● PROMPT:
Set down, exactly as written, the lines from the top of the data to the line that holds "const refLine = 10;", and omit the pictures.

● COLLECTED DATA:
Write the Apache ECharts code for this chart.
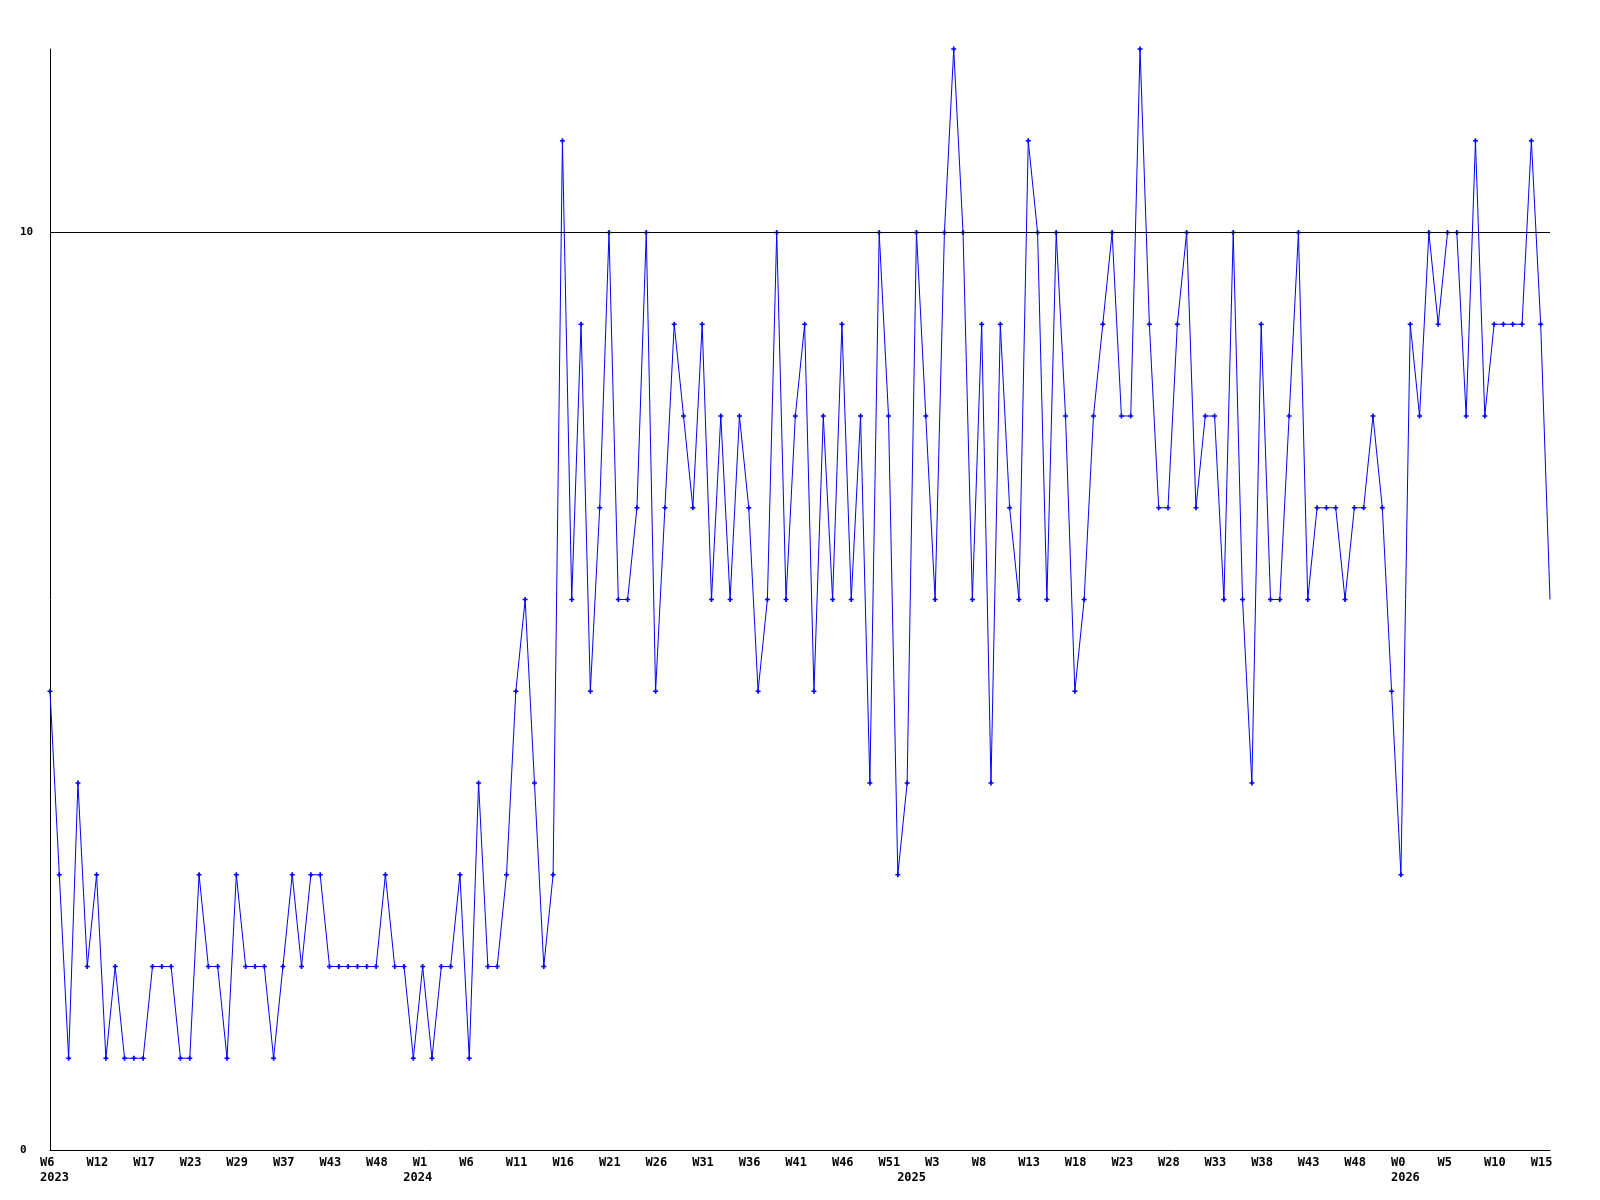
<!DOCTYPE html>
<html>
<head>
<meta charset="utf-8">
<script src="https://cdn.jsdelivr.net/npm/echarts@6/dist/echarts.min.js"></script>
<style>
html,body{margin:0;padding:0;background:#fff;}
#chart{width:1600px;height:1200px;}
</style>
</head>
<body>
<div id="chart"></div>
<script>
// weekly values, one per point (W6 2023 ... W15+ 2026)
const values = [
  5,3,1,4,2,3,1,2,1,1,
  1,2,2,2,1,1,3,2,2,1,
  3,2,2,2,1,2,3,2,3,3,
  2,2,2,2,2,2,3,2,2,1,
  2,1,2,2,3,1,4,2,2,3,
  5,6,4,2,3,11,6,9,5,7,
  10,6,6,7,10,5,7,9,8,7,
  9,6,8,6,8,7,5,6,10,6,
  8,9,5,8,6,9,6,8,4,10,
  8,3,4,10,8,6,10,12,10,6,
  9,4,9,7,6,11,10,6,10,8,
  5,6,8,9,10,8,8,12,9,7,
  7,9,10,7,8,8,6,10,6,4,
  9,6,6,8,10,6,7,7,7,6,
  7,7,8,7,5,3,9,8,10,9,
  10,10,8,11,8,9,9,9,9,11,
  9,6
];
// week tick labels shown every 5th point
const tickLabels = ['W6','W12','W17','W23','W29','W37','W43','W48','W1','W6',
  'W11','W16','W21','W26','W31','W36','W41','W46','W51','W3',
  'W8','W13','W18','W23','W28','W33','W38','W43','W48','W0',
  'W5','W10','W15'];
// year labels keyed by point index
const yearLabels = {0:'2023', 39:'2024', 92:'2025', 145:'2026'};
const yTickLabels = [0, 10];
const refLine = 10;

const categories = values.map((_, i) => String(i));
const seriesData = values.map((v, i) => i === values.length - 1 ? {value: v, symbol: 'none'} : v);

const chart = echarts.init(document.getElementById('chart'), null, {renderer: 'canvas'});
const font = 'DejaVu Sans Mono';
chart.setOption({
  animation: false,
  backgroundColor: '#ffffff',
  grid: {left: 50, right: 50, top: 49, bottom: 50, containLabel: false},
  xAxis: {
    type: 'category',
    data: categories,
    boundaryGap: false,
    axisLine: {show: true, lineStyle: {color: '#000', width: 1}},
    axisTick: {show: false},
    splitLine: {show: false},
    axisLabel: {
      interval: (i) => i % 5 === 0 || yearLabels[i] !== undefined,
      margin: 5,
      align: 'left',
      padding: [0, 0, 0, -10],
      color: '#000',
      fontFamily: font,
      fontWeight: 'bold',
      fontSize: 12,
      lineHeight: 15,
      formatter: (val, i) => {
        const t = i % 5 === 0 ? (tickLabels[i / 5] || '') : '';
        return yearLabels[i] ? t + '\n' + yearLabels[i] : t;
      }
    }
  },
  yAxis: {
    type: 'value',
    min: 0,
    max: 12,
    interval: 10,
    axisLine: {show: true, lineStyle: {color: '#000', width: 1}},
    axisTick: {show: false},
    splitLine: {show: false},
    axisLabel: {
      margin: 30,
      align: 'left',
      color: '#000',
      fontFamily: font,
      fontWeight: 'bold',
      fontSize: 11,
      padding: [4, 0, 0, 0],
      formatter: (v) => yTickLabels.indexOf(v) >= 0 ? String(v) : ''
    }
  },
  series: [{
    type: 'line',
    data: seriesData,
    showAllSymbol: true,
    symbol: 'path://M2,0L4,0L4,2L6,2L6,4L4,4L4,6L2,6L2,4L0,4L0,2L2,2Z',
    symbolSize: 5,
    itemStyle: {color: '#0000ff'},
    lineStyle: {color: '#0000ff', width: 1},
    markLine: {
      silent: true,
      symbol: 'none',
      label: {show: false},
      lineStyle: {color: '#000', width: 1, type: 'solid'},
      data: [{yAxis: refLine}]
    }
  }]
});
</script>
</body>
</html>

● WORKED ANSWER:
Write the Apache ECharts code for this chart.
<!DOCTYPE html>
<html>
<head>
<meta charset="utf-8">
<script src="https://cdn.jsdelivr.net/npm/echarts@6/dist/echarts.min.js"></script>
<style>
html,body{margin:0;padding:0;background:#fff;}
#chart{width:1600px;height:1200px;}
</style>
</head>
<body>
<div id="chart"></div>
<script>
// weekly values, one per point (W6 2023 ... W15+ 2026)
const values = [
  5,3,1,4,2,3,1,2,1,1,
  1,2,2,2,1,1,3,2,2,1,
  3,2,2,2,1,2,3,2,3,3,
  2,2,2,2,2,2,3,2,2,1,
  2,1,2,2,3,1,4,2,2,3,
  5,6,4,2,3,11,6,9,5,7,
  10,6,6,7,10,5,7,9,8,7,
  9,6,8,6,8,7,5,6,10,6,
  8,9,5,8,6,9,6,8,4,10,
  8,3,4,10,8,6,10,12,10,6,
  9,4,9,7,6,11,10,6,10,8,
  5,6,8,9,10,8,8,12,9,7,
  7,9,10,7,8,8,6,10,6,4,
  9,6,6,8,10,6,7,7,7,6,
  7,7,8,7,5,3,9,8,10,9,
  10,10,8,11,8,9,9,9,9,11,
  9,6
];
// week tick labels shown every 5th point
const tickLabels = ['W6','W12','W17','W23','W29','W37','W43','W48','W1','W6',
  'W11','W16','W21','W26','W31','W36','W41','W46','W51','W3',
  'W8','W13','W18','W23','W28','W33','W38','W43','W48','W0',
  'W5','W10','W15'];
// year labels keyed by point index
const yearLabels = {0:'2023', 39:'2024', 92:'2025', 145:'2026'};
const yTickLabels = [0, 10];
const refLine = 10;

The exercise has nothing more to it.